Na czysto Astarta zarobiła w minionym okresie 27,7 mln UAH (20 mln UAH w III kw. 2008 r.). Wyrażone w euro wyniki są dużo słabsze (wzrost przychodów o około 1 proc., do 28,8 mln euro, 17-proc. spadek zysku, do 2,35 mln euro), co jest rezultatem deprecjacji ukraińskiej waluty.
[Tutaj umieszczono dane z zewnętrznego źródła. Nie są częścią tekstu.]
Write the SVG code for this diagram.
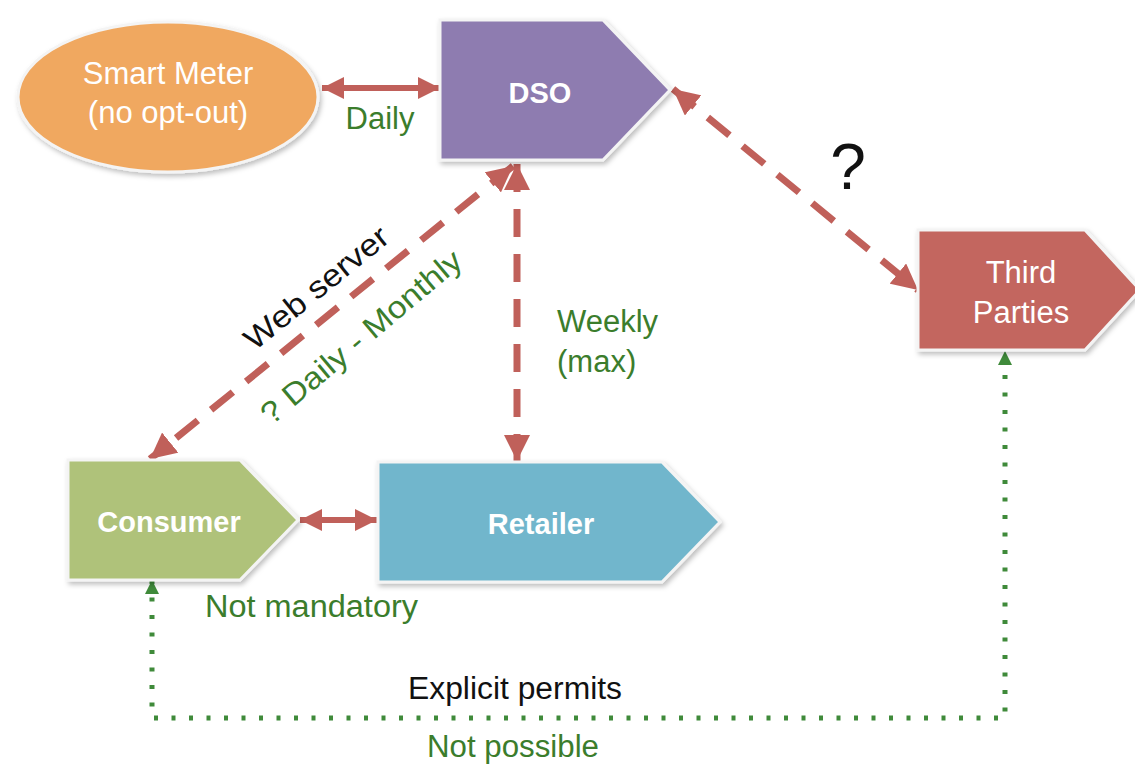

Wyniki spółki są imponujące, biorąc pod uwagę kiepską kondycję branży rolno-spożywczej na Ukrainie, wywołaną problemami z finansowaniem działalności. – Wielu naszych konkurentów musiało ograniczyć lub wręcz wstrzymać działalność. Najgorzej wygląda sytuacja rolników, a ich problemy sprawiają, że fabrykom brakuje surowca – mówi nam Wiktor Iwanczik, prezes Astarty. Między innymi dlatego ceny cukru na Ukrainie (blisko 6,5 tys. UAH za tonę w październiku) niemal się podwoiły od początku roku, a w przyszłym roku, ze względu na przewidywany deficyt, mogą wzrosnąć do ponad 7 tys. UAH za tonę. Dla Astarty, której blisko 60 proc. przychodów pochodzi ze sprzedaży cukru, najbliższe lata powinny być bardzo dobre.

Notowany na GPW koncern w dużo mniejszym stopniu odczuwa problemy z podażą surowca. Powód – blisko 90 proc. przerabianych buraków pochodzi z własnych upraw. Dzięki temu lider ukraińskiego rynku cukru powinien zwiększyć udział w rynku z 15 proc. w minionym roku handlowym (wrzesień 2008 – sierpień 2009) do 19–20 proc. obecnie. – Chcemy zmniejszać zależność od obcych dostawców, dlatego zamierzamy coraz więcej ziemi przeznaczać pod uprawę buraka – zapowiada Iwanczik.

Astarta chce również zwiększyć areał dzierżawionej ziemi ze 175 tys. hektarów obecnie do 200 tys. w 2010 r. Koncern na razie pozostanie jej najemcą, ponieważ wbrew oczekiwaniom moratorium na sprzedaż ziemi nie zostało w tym roku zniesione. – Wygląda na to, że przy obecnym układzie politycznym odblokowanie rynku ziemi nie jest możliwe – mówi Iwanczik. Sytuacja może się zmienić po styczniowych wyborach prezydenckich na Ukrainie i prawdopodobnych przyspieszonych wyborach parlamentarnych. – Nie oczekujemy jednak, by moratorium na sprzedaż ziemi zostało zniesione wcześniej niż w 2011 r. – ocenia Iwanczik.